What is perhaps best about A Boy at the Hogarth Press, at least to my Virginia-obsessed eye, is the light it sheds on Virginia Woolf herself. I've read every biography of Woolf, and am therefore used to having her center-stage. It is always something of a shock to read a biography of one of her relatives or her acquaintances, and see her ambling in from--as Michael Cunningham would put it--her own story. One of things I like most about Frances Spalding's excellent biography of Virginia's sister Vanessa Bell is that Virginia herself is a peripheral figure, and being on the periphery somehow, oddly, makes her come into sharper focus for me. The same is true in Kennedy's memoir. Virginia is glimpsed writing in the back storage room at the Press, setting type, opening packages, and performing other mundane, Press-related activities. During a Bloomsbury evening she is observed in a the corner knitting, "a new occupation for her." One morning she is in a good mood because she spent the previous evening out at a nightclub, and describes "how marvellous it was inventing new foxtrot steps," to Leonard's apparent disapproval. She rolls foul-smelling shag cigarettes that very nearly choke an American lady. Virginia is always "Mrs W" in Kennedy's memoir; she usually calls him "Mr Kennedy." Kennedy appears to have regarded her with a certain degree of awe: by this point she had written Mrs. Dalloway and To the Lighthouse, and during Kennedy's tenure there she published Orlando, which was a huge success--Kennedy remarks frequently about their inability to keep the book in stock. We revere Virginia Woolf for her writing, for what she did alone in a room with pen and paper, and naturally many biographies (most notably Julia Briggs' recent Virginia Woolf: An Inner Life) focus on her intellectual and creative life, despite her immersion in the Bloomsbury Group, whose sexcapades have, on the flip side, received an enormous amount of attention. In Kennedy's memoir, it is precisely his record of her attention to the minutiae of the Press that brings her into sharper focus.

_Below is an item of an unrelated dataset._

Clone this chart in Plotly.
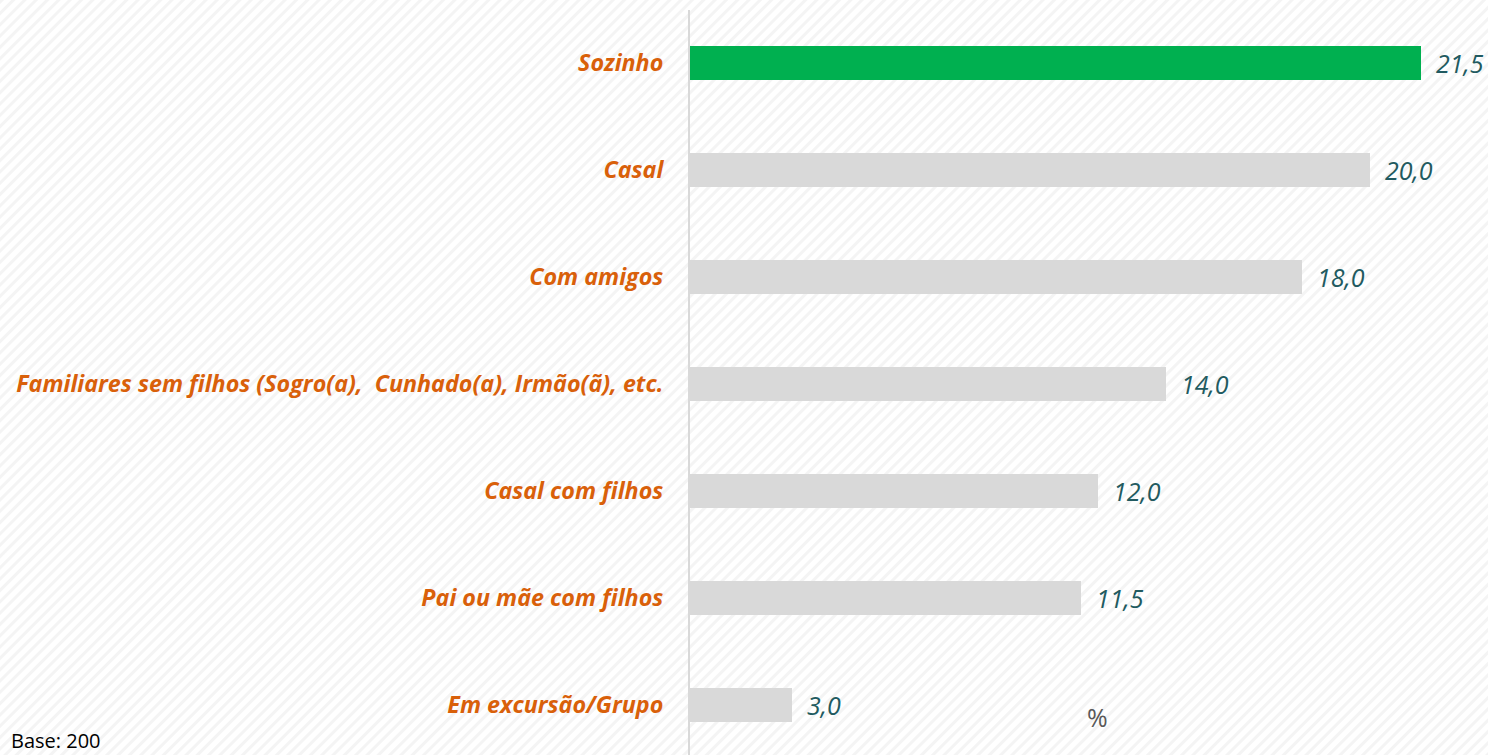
import base64
import plotly.graph_objects as go

categories = [
    "Sozinho",
    "Casal",
    "Com amigos",
    "Familiares sem filhos (Sogro(a),  Cunhado(a), Irmão(ã), etc.",
    "Casal com filhos",
    "Pai ou mãe com filhos",
    "Em excursão/Grupo",
]
values = [21.5, 20.0, 18.0, 14.0, 12.0, 11.5, 3.0]
value_labels = ["21,5", "20,0", "18,0", "14,0", "12,0", "11,5", "3,0"]
bar_colors = ["#00B050", "#D9D9D9", "#D9D9D9", "#D9D9D9", "#D9D9D9", "#D9D9D9", "#D9D9D9"]

W, H = 1488, 755
L, T = 690, 10
PW, PH = W - L, H - T
BOT = T + PH

fig = go.Figure()
fig.add_trace(go.Bar(
    y=categories, x=values, orientation="h",
    marker=dict(color=bar_colors, line=dict(width=0)),
    width=0.32, hoverinfo="skip",
))

for c, v, t in zip(categories, values, value_labels):
    fig.add_annotation(x=v, y=c, text=t, showarrow=False, xanchor="left",
                       xshift=13, yshift=0,
                       font=dict(family="Open Sans", size=25, color="#215A60", style="italic"))

# hatched background
svg = (
    f'<svg xmlns="http://www.w3.org/2000/svg" width="{W}" height="{H}" viewBox="0 0 {W} {H}">'
    '<defs><pattern id="p" width="8" height="8" patternUnits="userSpaceOnUse" patternTransform="rotate(45)">'
    '<rect width="8" height="8" fill="#ffffff"/><rect width="3" height="8" fill="#f4f4f4"/></pattern></defs>'
    f'<rect width="{W}" height="{H}" fill="url(#p)"/></svg>'
)
uri = "data:image/svg+xml;base64," + base64.b64encode(svg.encode()).decode()
fig.add_layout_image(dict(source=uri, xref="paper", yref="paper",
                          x=-L / PW, y=BOT / PH, sizex=W / PW, sizey=H / PH,
                          xanchor="left", yanchor="top", sizing="stretch", layer="below"))

fig.add_annotation(xref="paper", yref="paper", x=(1097 - L) / PW, y=(BOT - 717) / PH,
                   text="%", showarrow=False, xanchor="center", yanchor="middle",
                   font=dict(family="Open Sans", size=25, color="#595959"))
fig.add_annotation(xref="paper", yref="paper", x=-(L - 9) / PW, y=(BOT - 740) / PH,
                   text="Base: 200", showarrow=False, xanchor="left", yanchor="middle",
                   font=dict(family="Open Sans", size=20, color="#000000"))

fig.update_layout(
    width=W, height=H,
    margin=dict(l=L, r=0, t=T, b=H - BOT),
    paper_bgcolor="#ffffff", plot_bgcolor="rgba(0,0,0,0)",
    showlegend=False, bargap=0,
    xaxis=dict(range=[0, PW / 34.0], showgrid=False, zeroline=False,
               showticklabels=False, showline=False, fixedrange=True),
    yaxis=dict(range=[6.468, -0.495], showgrid=False, zeroline=False,
               showline=True, linecolor="#D9D9D9", linewidth=2,
               ticks="outside", ticklen=20, tickcolor="rgba(0,0,0,0)",
               tickfont=dict(family="Open Sans", size=23.3, color="#D9600A",
                             weight="bold", style="italic"),
               fixedrange=True),
)

fig.write_html(
    "out.html",
    config={"displayModeBar": False},
    post_script="document.body.style.margin='0';document.body.style.overflow='hidden';",
)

Adding to the appeal of Kennedy's book are his own incredible drawings of Leonard, Virginia, and the other characters who drifted in and out of the Press offices. Virginia never allowed herself to be photographed with her glasses on, and Kennedy's drawings of her, bespectacled, typing and smoking, convey the essence of the woman perhaps better than any photograph. Kennedy became quite well known as an illustrator in later years, and his skill at evoking character and personality through a few mere strokes of pen and ink is stunning. These images, converted in my mind into flesh and blood, add immeasurably to my understanding of how Virginia Woolf simply inhabited a room--an understanding that will undoubtedly help guide my continued work on her diary.



If you're interested in Kennedy's book, you needn't buy Levenger's fancy edition (though it is gorgeous)--Penguin published a mass-market paperback edition, including all of the illustrations, some years back. It is currently out of print, but is available used.



As I get more immersed in my own Woolf project, you can expect more postings on books related to her life and work. I am nothing if not single-minded.